— STATED EXERCISE —
Reproduce only the lines from the one containing "Clone this diagram in TikZ." through the one containing "-- (he1.mid west);", exactly as written and with both ends included.

** START MATERIAL SUPPLIED **

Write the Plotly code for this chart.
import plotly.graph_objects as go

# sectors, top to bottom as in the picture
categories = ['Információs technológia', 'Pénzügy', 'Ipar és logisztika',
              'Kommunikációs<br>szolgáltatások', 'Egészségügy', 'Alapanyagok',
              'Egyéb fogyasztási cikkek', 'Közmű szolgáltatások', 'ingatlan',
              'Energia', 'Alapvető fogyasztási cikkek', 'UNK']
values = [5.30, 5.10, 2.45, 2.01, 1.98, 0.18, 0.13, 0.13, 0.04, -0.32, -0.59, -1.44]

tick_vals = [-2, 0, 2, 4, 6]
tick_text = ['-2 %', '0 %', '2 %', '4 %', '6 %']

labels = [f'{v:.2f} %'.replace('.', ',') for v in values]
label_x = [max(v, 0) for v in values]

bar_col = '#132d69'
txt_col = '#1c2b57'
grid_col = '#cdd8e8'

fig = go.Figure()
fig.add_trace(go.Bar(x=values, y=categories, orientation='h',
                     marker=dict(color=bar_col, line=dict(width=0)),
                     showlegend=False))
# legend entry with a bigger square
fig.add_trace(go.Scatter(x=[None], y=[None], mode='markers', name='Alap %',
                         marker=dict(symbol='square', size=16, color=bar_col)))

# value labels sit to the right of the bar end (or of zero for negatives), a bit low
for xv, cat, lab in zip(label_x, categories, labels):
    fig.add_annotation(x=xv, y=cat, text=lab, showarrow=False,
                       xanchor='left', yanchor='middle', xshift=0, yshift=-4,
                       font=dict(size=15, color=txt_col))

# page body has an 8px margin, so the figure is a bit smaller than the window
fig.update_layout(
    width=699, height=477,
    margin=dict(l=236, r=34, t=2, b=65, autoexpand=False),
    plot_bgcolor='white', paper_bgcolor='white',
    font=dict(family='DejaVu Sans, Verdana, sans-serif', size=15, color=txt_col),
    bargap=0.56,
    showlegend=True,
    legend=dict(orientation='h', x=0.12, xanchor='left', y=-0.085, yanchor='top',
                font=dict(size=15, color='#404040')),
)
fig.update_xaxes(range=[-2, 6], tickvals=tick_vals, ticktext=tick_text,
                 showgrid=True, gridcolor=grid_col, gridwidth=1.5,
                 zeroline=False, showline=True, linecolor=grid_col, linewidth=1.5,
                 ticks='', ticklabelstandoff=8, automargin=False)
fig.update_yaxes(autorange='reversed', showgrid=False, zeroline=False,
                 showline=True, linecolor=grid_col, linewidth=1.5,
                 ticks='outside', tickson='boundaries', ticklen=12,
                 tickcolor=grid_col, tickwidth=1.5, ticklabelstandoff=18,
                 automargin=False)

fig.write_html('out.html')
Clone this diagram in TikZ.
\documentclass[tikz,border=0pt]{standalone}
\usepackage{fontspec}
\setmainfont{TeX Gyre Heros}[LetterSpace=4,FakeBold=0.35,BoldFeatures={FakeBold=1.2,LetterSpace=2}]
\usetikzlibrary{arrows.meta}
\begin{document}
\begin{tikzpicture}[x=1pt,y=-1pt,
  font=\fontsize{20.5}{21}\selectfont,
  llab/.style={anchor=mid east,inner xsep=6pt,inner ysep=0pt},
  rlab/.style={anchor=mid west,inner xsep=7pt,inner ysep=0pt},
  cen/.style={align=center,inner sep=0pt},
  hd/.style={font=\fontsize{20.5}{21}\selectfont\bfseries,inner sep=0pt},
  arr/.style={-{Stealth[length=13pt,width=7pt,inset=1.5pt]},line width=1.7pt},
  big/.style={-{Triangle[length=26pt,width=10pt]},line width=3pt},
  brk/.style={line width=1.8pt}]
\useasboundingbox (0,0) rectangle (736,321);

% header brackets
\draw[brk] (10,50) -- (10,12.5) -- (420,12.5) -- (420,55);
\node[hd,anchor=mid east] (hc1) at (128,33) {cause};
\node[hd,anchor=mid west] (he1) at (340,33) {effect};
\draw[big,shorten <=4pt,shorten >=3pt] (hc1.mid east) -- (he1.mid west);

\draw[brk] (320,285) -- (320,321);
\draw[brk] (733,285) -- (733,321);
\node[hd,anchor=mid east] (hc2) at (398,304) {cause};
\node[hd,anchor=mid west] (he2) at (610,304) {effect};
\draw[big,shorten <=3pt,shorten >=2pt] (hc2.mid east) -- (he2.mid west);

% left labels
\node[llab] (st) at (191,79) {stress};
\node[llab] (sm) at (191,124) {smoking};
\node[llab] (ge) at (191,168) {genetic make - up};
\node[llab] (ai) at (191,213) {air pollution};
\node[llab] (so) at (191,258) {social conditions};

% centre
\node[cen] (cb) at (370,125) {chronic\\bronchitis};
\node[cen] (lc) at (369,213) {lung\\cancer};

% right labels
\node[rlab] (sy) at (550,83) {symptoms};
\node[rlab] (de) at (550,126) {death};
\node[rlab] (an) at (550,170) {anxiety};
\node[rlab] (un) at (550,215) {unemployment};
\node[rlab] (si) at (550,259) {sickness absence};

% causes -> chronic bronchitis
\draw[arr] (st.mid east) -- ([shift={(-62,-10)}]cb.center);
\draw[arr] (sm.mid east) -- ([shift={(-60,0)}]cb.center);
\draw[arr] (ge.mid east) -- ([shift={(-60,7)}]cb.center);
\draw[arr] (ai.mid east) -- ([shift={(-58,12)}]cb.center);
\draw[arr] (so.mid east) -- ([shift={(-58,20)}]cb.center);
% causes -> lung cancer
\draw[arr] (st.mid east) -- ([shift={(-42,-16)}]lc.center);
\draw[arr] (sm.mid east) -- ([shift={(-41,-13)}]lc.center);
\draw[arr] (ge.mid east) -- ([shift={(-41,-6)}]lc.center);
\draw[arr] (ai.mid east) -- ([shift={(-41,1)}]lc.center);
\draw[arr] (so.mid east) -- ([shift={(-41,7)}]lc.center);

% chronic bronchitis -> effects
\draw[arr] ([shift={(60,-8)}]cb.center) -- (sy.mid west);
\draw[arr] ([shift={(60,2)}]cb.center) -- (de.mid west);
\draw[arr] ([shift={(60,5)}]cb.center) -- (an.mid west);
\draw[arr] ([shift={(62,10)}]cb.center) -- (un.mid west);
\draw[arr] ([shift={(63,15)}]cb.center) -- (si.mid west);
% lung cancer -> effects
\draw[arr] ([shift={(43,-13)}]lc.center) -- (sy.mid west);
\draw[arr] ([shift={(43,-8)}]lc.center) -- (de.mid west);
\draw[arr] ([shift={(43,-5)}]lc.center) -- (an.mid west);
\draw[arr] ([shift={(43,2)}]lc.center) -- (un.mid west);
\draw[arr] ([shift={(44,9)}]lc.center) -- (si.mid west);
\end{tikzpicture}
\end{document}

** END MATERIAL SUPPLIED **

— RESULT FOR THIS EXERCISE —
Clone this diagram in TikZ.
\documentclass[tikz,border=0pt]{standalone}
\usepackage{fontspec}
\setmainfont{TeX Gyre Heros}[LetterSpace=4,FakeBold=0.35,BoldFeatures={FakeBold=1.2,LetterSpace=2}]
\usetikzlibrary{arrows.meta}
\begin{document}
\begin{tikzpicture}[x=1pt,y=-1pt,
  font=\fontsize{20.5}{21}\selectfont,
  llab/.style={anchor=mid east,inner xsep=6pt,inner ysep=0pt},
  rlab/.style={anchor=mid west,inner xsep=7pt,inner ysep=0pt},
  cen/.style={align=center,inner sep=0pt},
  hd/.style={font=\fontsize{20.5}{21}\selectfont\bfseries,inner sep=0pt},
  arr/.style={-{Stealth[length=13pt,width=7pt,inset=1.5pt]},line width=1.7pt},
  big/.style={-{Triangle[length=26pt,width=10pt]},line width=3pt},
  brk/.style={line width=1.8pt}]
\useasboundingbox (0,0) rectangle (736,321);

% header brackets
\draw[brk] (10,50) -- (10,12.5) -- (420,12.5) -- (420,55);
\node[hd,anchor=mid east] (hc1) at (128,33) {cause};
\node[hd,anchor=mid west] (he1) at (340,33) {effect};
\draw[big,shorten <=4pt,shorten >=3pt] (hc1.mid east) -- (he1.mid west);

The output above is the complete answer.